If that stops you, then don't read on. Still with me? OK.

I'm not Catholic, but I've read plenty of novels in which Catholic children growing up are told that every time they commit a sin, they're crucifying Jesus all over again. The Tiger Lillies have taken this truly lamentable doctrine and created the absolutely most blasphemous song I've ever heard, "Banging in the Nails," which Jacques sings with particular malice and relish. It's a true show-stopper, and as over-the-top as you'll ever hear.
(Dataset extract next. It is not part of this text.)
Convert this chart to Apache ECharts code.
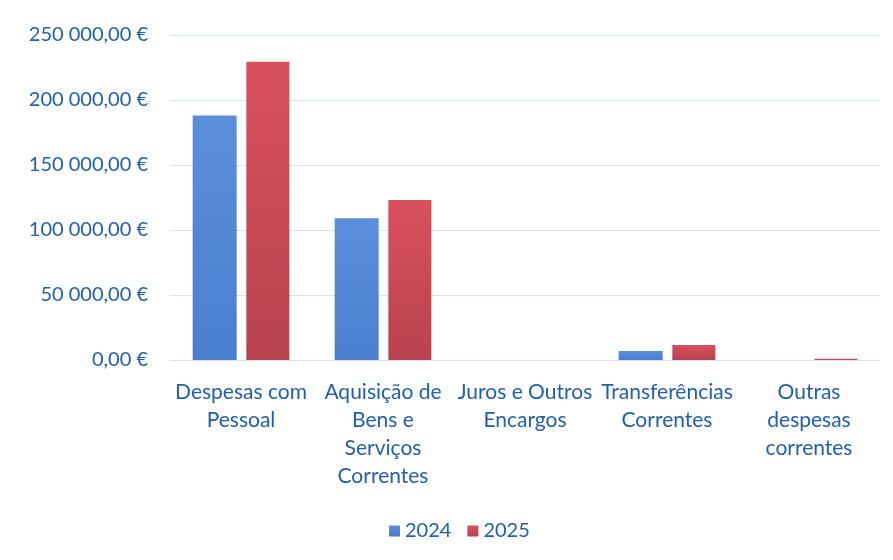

It's balanced by "Alone With the Moon," a lovely, sad and chilling ballad of existential angst, with Jacques in particularly fine voice on some incredibly high notes. "Searching for sunlight there in your room/trawling for one light there in the gloom/you dream of a better day/alone with the moon/all things and nothing/there in your tomb..."
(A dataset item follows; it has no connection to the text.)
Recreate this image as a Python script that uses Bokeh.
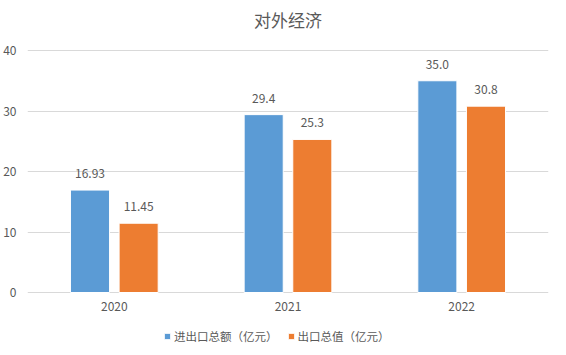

The album's a bit too long, with a few too many slow songs piled together at the end, but where it's good, it's very, very bad, if you know what I mean.

The Sea is a bit of a disappointment. The idea of a theme is a good one, and this particular theme provides a lot of latitude to the songwriter. This one has songs about a man who braves the consequences of a life of crime rather than go to sea, where he lost all his brothers ("Louis"), another man pressed into the navy, then into a mutiny, and finally hanged as a pirate ("Pressganged"), a lullaby with verses about victims of violence on the portside ("Luis Miller"), a young woman who kills herself and her illegitimate child after a lusty encounter with a sailor ("Devil's Child"), and the successful businesses conducted in all kinds of portside parlours: tattoo, massage and funeral. A particularly nice touch is "Drunken Sailor," a litany of all the nasty things done by the eponymous character, ending with the familiar chorus of "what shall we do..."

The trouble with this album is that it has only two tempos: slow and slower. A bit of up-tempo sea-shanty arrangement would fit many of these songs and lend some interest and variety. I was nodding off like a tar after a double ration of grog about midway through the disc.

If you've got a strong stomach, an open mind and a dark, dark, dark sense of humor, you'll probably find the Tiger Lillies right up your alley. And a filthy, vermin-infested alley it is.

You can find these discs and many more at the Tiger Lillies Web site. Be warned, though. The Web site is as grossly explicit as the music.